In the new front page San Francisco Weekly story California Family Courts Helping Pedophiles, Batterers Get Child Custody (3/2/11), author Peter Jamison extensively criticizes the legitimacy of Parental Alienation Syndrome. His central assertion is:
PAS has never been accepted into the Diagnostic and Statistical Manual of Mental Disorders, the psychiatrist’s bible of known conditions. The syndrome has also been denounced by professional groups including the National Council of Juvenile and Family Court Judges and the American Psychological Association Presidential Task Force on Violence and the Family, which view it as a ploy for obscuring a court’s inquiries into allegations of child abuse.

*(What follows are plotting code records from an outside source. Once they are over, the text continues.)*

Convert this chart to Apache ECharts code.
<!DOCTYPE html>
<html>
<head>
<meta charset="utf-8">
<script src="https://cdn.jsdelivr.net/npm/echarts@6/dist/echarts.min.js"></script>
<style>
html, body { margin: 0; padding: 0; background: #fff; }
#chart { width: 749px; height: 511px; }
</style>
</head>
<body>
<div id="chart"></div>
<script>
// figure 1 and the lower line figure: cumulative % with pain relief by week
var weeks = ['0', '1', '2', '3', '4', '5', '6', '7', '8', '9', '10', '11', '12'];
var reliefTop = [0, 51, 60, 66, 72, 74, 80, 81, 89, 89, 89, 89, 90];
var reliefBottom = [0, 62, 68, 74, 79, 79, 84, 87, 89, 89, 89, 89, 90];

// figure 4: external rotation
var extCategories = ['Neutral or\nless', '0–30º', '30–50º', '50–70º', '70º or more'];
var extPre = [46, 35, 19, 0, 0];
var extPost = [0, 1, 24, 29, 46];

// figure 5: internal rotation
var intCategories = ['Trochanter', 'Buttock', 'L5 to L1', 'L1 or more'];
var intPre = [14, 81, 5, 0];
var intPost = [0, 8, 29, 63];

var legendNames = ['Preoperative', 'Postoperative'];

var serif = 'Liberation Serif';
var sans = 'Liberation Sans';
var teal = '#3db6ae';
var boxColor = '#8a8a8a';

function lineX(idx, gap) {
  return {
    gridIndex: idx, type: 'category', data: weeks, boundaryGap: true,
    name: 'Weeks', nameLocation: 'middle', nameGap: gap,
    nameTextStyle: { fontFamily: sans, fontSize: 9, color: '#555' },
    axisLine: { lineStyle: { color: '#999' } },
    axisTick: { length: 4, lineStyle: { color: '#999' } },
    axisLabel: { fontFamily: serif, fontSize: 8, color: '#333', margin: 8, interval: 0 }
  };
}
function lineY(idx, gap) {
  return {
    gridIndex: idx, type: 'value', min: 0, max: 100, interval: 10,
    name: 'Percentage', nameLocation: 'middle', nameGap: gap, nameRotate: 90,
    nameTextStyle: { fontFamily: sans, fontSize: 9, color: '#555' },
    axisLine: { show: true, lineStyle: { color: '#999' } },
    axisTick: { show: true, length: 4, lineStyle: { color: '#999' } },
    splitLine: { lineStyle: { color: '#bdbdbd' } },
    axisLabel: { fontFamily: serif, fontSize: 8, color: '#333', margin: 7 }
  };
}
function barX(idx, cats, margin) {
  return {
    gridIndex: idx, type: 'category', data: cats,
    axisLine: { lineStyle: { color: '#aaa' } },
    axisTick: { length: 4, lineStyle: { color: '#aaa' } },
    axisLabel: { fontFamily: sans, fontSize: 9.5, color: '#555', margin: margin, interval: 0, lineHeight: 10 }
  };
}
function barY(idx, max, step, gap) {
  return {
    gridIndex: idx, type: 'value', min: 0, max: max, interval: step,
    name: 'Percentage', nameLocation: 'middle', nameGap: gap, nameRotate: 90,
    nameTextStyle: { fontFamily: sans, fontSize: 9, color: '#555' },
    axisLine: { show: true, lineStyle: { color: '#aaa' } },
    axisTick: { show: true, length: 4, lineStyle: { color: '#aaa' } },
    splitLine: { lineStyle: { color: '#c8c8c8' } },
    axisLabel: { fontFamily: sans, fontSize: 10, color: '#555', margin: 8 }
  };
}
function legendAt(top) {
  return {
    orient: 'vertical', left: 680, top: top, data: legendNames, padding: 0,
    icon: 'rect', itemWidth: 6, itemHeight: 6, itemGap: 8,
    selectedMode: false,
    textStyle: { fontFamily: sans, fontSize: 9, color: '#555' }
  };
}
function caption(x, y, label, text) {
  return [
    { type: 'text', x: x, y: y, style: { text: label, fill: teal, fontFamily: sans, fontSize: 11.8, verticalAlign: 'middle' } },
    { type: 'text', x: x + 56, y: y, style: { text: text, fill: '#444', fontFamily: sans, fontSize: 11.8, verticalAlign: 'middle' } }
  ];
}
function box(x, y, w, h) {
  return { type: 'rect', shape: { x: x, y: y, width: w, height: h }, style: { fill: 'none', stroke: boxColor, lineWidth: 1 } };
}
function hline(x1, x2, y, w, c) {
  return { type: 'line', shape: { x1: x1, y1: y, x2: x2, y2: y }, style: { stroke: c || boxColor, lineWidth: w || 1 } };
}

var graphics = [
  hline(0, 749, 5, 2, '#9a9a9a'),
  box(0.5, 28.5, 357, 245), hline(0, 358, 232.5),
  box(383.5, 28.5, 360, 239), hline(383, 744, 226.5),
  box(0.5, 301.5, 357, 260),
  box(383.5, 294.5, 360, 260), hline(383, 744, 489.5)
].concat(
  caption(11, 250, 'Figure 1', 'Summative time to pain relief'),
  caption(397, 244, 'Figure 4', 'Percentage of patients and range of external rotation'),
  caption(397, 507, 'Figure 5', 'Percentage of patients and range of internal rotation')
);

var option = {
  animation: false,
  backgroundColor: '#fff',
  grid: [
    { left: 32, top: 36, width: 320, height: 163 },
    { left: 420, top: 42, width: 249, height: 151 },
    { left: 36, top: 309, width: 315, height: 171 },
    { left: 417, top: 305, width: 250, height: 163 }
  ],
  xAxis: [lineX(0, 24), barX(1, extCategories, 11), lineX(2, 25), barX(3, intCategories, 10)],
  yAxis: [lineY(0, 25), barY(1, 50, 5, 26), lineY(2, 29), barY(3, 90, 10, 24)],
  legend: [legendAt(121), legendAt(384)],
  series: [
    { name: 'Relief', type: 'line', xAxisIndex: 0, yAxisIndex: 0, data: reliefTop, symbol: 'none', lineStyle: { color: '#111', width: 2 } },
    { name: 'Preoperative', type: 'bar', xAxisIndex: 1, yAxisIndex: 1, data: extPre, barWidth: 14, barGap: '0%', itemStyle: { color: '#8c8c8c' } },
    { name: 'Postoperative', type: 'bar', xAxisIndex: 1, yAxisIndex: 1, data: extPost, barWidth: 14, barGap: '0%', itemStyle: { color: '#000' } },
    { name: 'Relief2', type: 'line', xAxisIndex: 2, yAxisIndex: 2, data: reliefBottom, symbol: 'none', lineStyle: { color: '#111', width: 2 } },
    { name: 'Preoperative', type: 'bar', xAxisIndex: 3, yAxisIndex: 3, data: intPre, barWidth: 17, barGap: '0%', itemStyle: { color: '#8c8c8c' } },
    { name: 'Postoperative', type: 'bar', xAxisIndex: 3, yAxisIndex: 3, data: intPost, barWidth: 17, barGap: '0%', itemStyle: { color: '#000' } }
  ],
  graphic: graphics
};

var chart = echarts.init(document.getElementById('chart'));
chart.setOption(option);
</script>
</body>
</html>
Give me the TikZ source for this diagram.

As we explained in our full analysis of Jamison’s piece here, there are numerous problems with the above claims. Now we can add another one–the American Psychological Association has distanced itself from its Presidential Task Force on Violence and the Family report which criticized Parental Alienation. We wrote Julia M. Silva, the APA’s Director of the Violence Prevention Office Public Interest Directorate in Washington, DC, concerning the 1996 APA report. According to Silva, the APA no longer makes the report available because it is “outdated and needs review” and the APA “has no plans to review and reprint it.” There are several other problems with the San Francisco Weekly’s claims above:
1) It is very inaccurate to say that “PAS has never been accepted into the Diagnostic and Statistical Manual of Mental Disorders.” This is because the last DSM was done in 1994, and preparation for it began just a few years after Parental Alienation Syndrome was first delineated. PAS isn’t in DSM because it couldn’t have been–the first opportunity for it to be included is actually happening right now, with the preparation of DSM-5. A group of 70 mental health experts from 12 countries are part of this current effort to add Parental Alienation to DSM-5. To learn more about this, as well as Fathers and Families’ involvement in it, click here. 2) It is very misleading to claim that the American Psychological Association has “denounced” PAS. The APA task force referred to by Jamison’s sources took place in 1996. Yet a decade later Rhea K. Farberman, Executive Director of Public and Member Communications of the American Psychological Association, publicly retorted that claims that the APA has discredited PAS are “incorrect” and “inaccurate,” and that the APA “does not have an official position on parental alienation syndrome–pro or con.” The APA has put out mixed messages about Parental Alienation Syndrome. Shared parenting advocate Les Veskrna, MD explains that at times “The APA has, in fact, heretofore made a significant endorsement of the validity of PAS.” Veskrna analzyed the APA’s history with PAS for Fathers and Families here. 3) According to a 2005 statement from the APA itself, “an APA 1996 Presidential Task Force on Violence and the Family noted the lack of data to support so-called ‘parental alienation syndrome,” and raised concern about the term”s use.’ This hardly equals “denounced.” Moreover, at the time (1996), Parental Alienation had only been delineated a decade earlier, and it wasn’t unreasonable to be “concerned” about its use until there was more research on it. 4) According to former Boston Globe columnist Cathy Young, “It is worth noting that the APA”s own stance may have been influenced by politics more than science: The 1996 family violence task force was chaired by psychologist Lenore Walker, whose own writings on ‘battered woman syndrome’ have been widely criticized as shoddy and ideologically driven.”